If you are in the wilderness, I have to tell you: clear answers will not be forthcoming. Nor will fully stocked shelves of your favorite snacks, or maps with the exits highlighted in yellow. But keep going, and you might find yourself shaped by the winds and sands into a whole new person.

Sara Miles eventually opened a food pantry at her church, a ministry she sees as an extension of the communion that brought her her first taste of Jesus’ love. The people of the pantry are in the wilderness too—struggling with debts and bills, illnesses and language barriers, unemployment and homelessness. Yet she finds in their generosity towards her that she is opened up, again and again and again, to God’s big, generous heart.

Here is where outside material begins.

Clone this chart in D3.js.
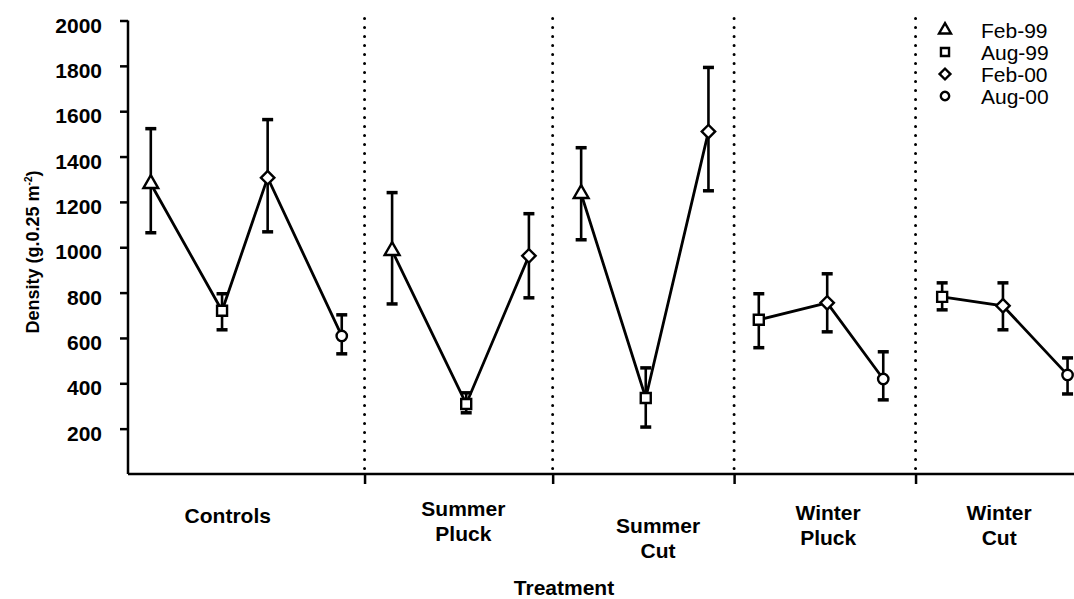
<!DOCTYPE html>
<html lang="en">
<head>
<meta charset="UTF-8">
<script src="https://cdn.jsdelivr.net/npm/d3@7"></script>
<title>Density by treatment</title>
<style>
  body { margin: 0; background: #fff; font-family: "Liberation Sans", Arial, sans-serif; }
  svg { display: block; }
  .axis path, .axis line { stroke: #000; stroke-width: 2.5; }
  .axis text { font-size: 21px; font-weight: bold; fill: #000; font-family: "Liberation Sans", Arial, sans-serif; }
  .divider { stroke: #000; stroke-width: 3; stroke-dasharray: 0 9; stroke-linecap: round; }
  .series { fill: none; stroke: #000; stroke-width: 2.8; }
  .err { stroke: #000; stroke-width: 2.6; }
  .cap { stroke: #000; stroke-width: 3.5; }
  .marker { fill: #fff; stroke: #000; stroke-width: 2.4; }
  .label { font-size: 21px; font-weight: bold; fill: #000; }
</style>
</head>
<body>
<svg id="chart" width="1074" height="599"></svg>
<script>
// treatments along the x axis and the four sampling dates
const treatments = ['Controls', 'Summer Pluck', 'Summer Cut', 'Winter Pluck', 'Winter Cut'];
const seasons = ['Feb-99', 'Aug-99', 'Feb-00', 'Aug-00'];
const yTicks = [200, 400, 600, 800, 1000, 1200, 1400, 1600, 1800, 2000];

// one entry per plotted point
const pointTreatment = [0, 0, 0, 0, 1, 1, 1, 2, 2, 2, 3, 3, 3, 4, 4, 4];
const pointSeason = [0, 1, 2, 3, 0, 1, 2, 0, 1, 2, 1, 2, 3, 1, 2, 3];
const pointPos = [2.4, 9.9, 14.7, 22.5, 27.8, 35.6, 42.2, 47.7, 54.5, 61.1, 66.4, 73.6, 79.5, 85.7, 92.1, 98.9];
const density = [1280, 720, 1307, 609, 985, 309, 962, 1236, 335, 1510, 680, 755, 419, 781, 742, 437];
const upper = [1523, 795, 1563, 702, 1241, 358, 1148, 1439, 468, 1793, 795, 883, 539, 843, 843, 512];
const lower = [1064, 636, 1068, 530, 750, 270, 777, 1033, 207, 1249, 557, 627, 327, 724, 636, 353];

// where the treatment blocks are split and where their names sit
const dividerPos = [24.9, 44.7, 63.8, 82.9];
const labelPos = [10.5, 35.3, 55.8, 73.7, 91.7];

const width = 1074;
const height = 599;
const labelBase = [523, 516, 533, 520, 520];
const lineGap = 25;

const svg = d3.select('#chart')
  .attr('width', width)
  .attr('height', height);

const x = d3.scaleLinear().domain([0, 100]).range([128, 1078]);
const y = d3.scaleLinear().domain([0, 2000]).range([474, 20.5]);

// marker shapes: triangle, square, diamond (rotated square), circle
const shapes = [
  { type: d3.symbolTriangle, size: 95, rot: 0 },
  { type: d3.symbolSquare, size: 100, rot: 0 },
  { type: d3.symbolSquare, size: 90, rot: 45 },
  { type: d3.symbolCircle, size: 85, rot: 0 }
];

// dotted dividers between treatments
svg.selectAll('.divider')
  .data(dividerPos)
  .enter()
  .append('line')
  .attr('class', 'divider')
  .attr('x1', d => x(d))
  .attr('x2', d => x(d))
  .attr('y1', y(2000) - 2)
  .attr('y2', y(0));

// axes
svg.append('g')
  .attr('class', 'axis')
  .attr('transform', `translate(0, ${y(0)})`)
  .call(d3.axisBottom(x).tickValues(dividerPos).tickSize(10).tickSizeOuter(0).tickFormat(''))
  .select('.domain')
  .attr('d', `M${x(0)},0H${width}`);

const yAxis = svg.append('g')
  .attr('class', 'axis')
  .attr('transform', `translate(${x(0)}, 0)`)
  .call(d3.axisLeft(y).tickValues(yTicks).tickSize(8).tickPadding(18).tickSizeOuter(0).tickFormat(d3.format('d')));
yAxis.selectAll('text').attr('dy', '0.55em');
yAxis.select('.domain').attr('d', `M0,${y(2000)}V${y(0)}`);

// connecting lines within each treatment
const idx = d3.range(density.length);
const byTreatment = d3.groups(idx, i => pointTreatment[i]);
const line = d3.line()
  .x(i => x(pointPos[i]))
  .y(i => y(density[i]));

svg.selectAll('.series')
  .data(byTreatment)
  .enter()
  .append('path')
  .attr('class', 'series')
  .attr('d', d => line(d[1]));

// error bars
const bars = svg.selectAll('.bar')
  .data(idx)
  .enter()
  .append('g')
  .attr('class', 'bar');

bars.append('line')
  .attr('class', 'err')
  .attr('x1', i => x(pointPos[i]))
  .attr('x2', i => x(pointPos[i]))
  .attr('y1', i => y(lower[i]))
  .attr('y2', i => y(upper[i]));

[upper, lower].forEach(vals => {
  bars.append('line')
    .attr('class', 'cap')
    .attr('x1', i => x(pointPos[i]) - 5.5)
    .attr('x2', i => x(pointPos[i]) + 5.5)
    .attr('y1', i => y(vals[i]))
    .attr('y2', i => y(vals[i]));
});

// markers
svg.selectAll('.marker')
  .data(idx)
  .enter()
  .append('path')
  .attr('class', 'marker')
  .attr('d', i => d3.symbol(shapes[pointSeason[i]].type, shapes[pointSeason[i]].size)())
  .attr('transform', i => `translate(${x(pointPos[i])}, ${y(density[i])}) rotate(${shapes[pointSeason[i]].rot})`);

// treatment names under the axis
const labels = svg.selectAll('.label')
  .data(treatments)
  .enter()
  .append('text')
  .attr('class', 'label')
  .attr('text-anchor', 'middle')
  .attr('x', (d, i) => x(labelPos[i]))
  .attr('y', (d, i) => labelBase[i]);

labels.selectAll('tspan')
  .data(d => d.split(' '))
  .enter()
  .append('tspan')
  .attr('x', function () { return this.parentNode.getAttribute('x'); })
  .attr('dy', (d, j) => j === 0 ? 0 : lineGap)
  .text(d => d);

// axis titles
svg.append('text')
  .attr('class', 'label')
  .attr('text-anchor', 'middle')
  .attr('x', 564)
  .attr('y', 595)
  .text('Treatment');

const yTitle = svg.append('text')
  .attr('class', 'label')
  .attr('text-anchor', 'middle')
  .attr('transform', 'translate(39, 252) rotate(-90)')
  .style('font-size', '18px');
yTitle.append('tspan').text('Density (g.0.25 m');
yTitle.append('tspan').attr('dy', -7).style('font-size', '10px').text('-2');
yTitle.append('tspan').attr('dy', 7).text(')');

// legend
const legend = svg.selectAll('.legend')
  .data(seasons)
  .enter()
  .append('g')
  .attr('class', 'legend')
  .attr('transform', (d, i) => `translate(945, ${30 + i * 22})`);

legend.append('path')
  .attr('class', 'marker')
  .attr('d', (d, i) => d3.symbol(shapes[i].type, shapes[i].size * 0.65)())
  .attr('transform', (d, i) => `rotate(${shapes[i].rot})`);

legend.append('text')
  .attr('class', 'label')
  .attr('x', 36)
  .attr('dy', '0.36em')
  .style('font-weight', 'normal')
  .text(d => d);
</script>
</body>
</html>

In becoming Christian, Sara had learned that the questions might never be answered. That it wasn’t “an argument [she]could win, or even resolve. It wasn’t a thesis. It was a mystery that [she] was finally willing to swallow.”[2]

I am not sure that Nicodemus left this conversation with Jesus with any more clarity than when he first opened the door. But I imagine that he was left with truths to chew on the rest of his life—truths that we are still chewing on today.

Even as we walk through the wilderness of life, we remember in God there is always the possibility of rebirth. That God’s spirit blows as wild and unpredictable as the wind. That God so loved the world—our world, this world—that he came right down into it as a carpenter’s son from Nazareth, a human with a body like ours and a heart like no one has ever seen.

Sometimes the wilderness is inside us, swirling with confusion and danger. But we take these truths like sweet manna, bits of hope and guidance that seem to come from nowhere, and we press on.

For God’s love lifted up to light our way, I give thanks. Amen.

 

[1] Sara Miles, Take This Bread, pp. 57-58.